Compile this function with -gcflags '-N -l' (context http://github.com/aarzilli/diexplorer)

func openPE(path string) (*dwarf.Data, uint64, []byte) {
	file, _ := pe.Open(path)
	if file == nil {
		return nil, 0, nil
	}
	fmt.Fprintf(os.Stderr, "Found PE executable\n")
	dwarf, err := file.DWARF()
	must(err)

	var imageBase uint64
	switch oh := file.OptionalHeader.(type) {
	case *pe.OptionalHeader32:
		imageBase = uint64(oh.ImageBase)
	case *pe.OptionalHeader64:
		imageBase = oh.ImageBase
	default:
		panic(fmt.Errorf("pe file format not recognized"))
	}
	sect := file.Section(".text")
	if sect == nil {
		panic(fmt.Errorf("text section not found"))
	}
	textStart := imageBase + uint64(sect.VirtualAddress)
	textData, err := sect.Data()
	must(err)
	return dwarf, textStart, textData
}

disassembles to https://play.golang.org/p/Wn2J8N43ws. The problem is the LEA at 0x715c55 it gets assigned to main.go:64 (the return line) when it should be assigned to main.go:59 (the panic line after if sect == nil) you can see that the program jumps there from line 58 and all instructions after it are for line 59. I believe the problem is that the LEA doesn't have a position associated and it gets an automatic one assigned but since it's the first instruction emitted for its block the position is wrong.

The function main.disassemble (from the same repository, I'm not copying it here because it's too long) seems to have the opposite problem (disassembly of that function here: https://play.golang.org/p/XELhHHYCkW) the LEA at 0x714334 gets assigned to disass.go:230 but it should be assigned to disass.go:161 like all the instructions surrounding it.

This two problems aren't common enough that I can find a minimal example to reproduce them but they are common enough that I encounter them in the wild while using delve.

I made a program (http://github.com/aarzilli/badnext) to find such problems with pcln automatically, it works by comparing the CFG derived from parsing the source code with the CFG derived from the disassembly and reporting discrepancies.

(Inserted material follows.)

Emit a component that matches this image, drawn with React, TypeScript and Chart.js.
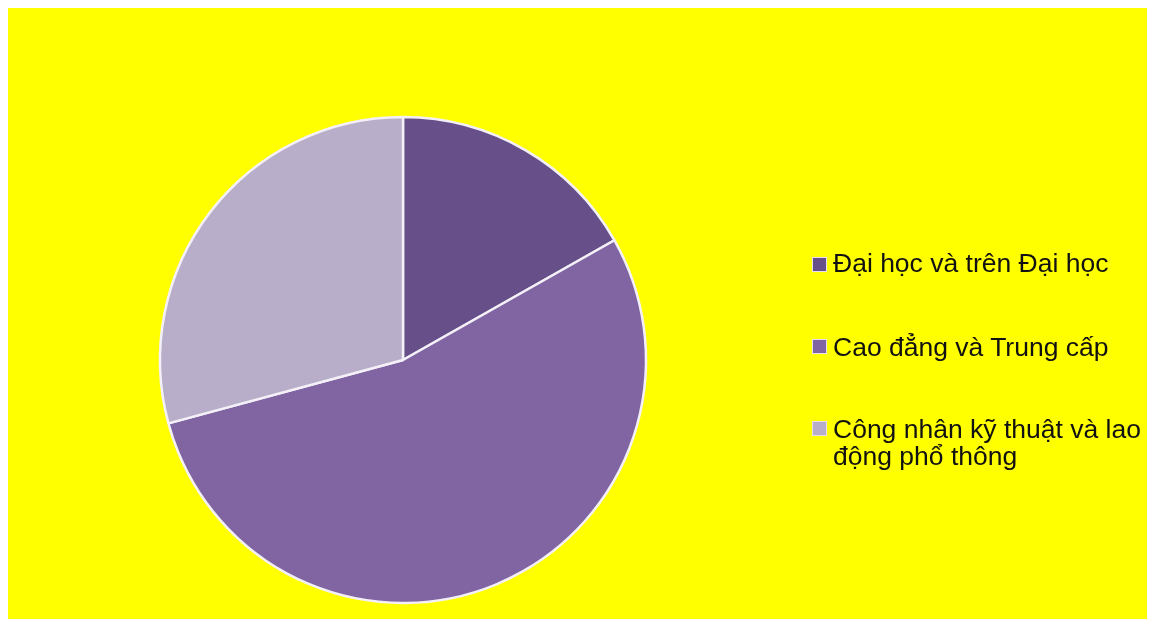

Usage badnext [-v] check <regex> <executable> checks all functions matching in (doesn't work on anonymous functions).

Sometimes the discrepancies it finds are justifiable but it does find legitimate problems.

The final problem I encounter with the pcln table is that with any code that looks like this:

if condition {
    body
}

the if's body is compiled into something that ends with a JMP, and that JMP is assigned the same position as the if's header, it would be better if the JMP had the same position as the last instruction of the body or the same position as the closing brace. This isn't as big a problem as the problem with LEAs above because it's regular enough that you get used to it quickly, but it would be nice if it was fixed.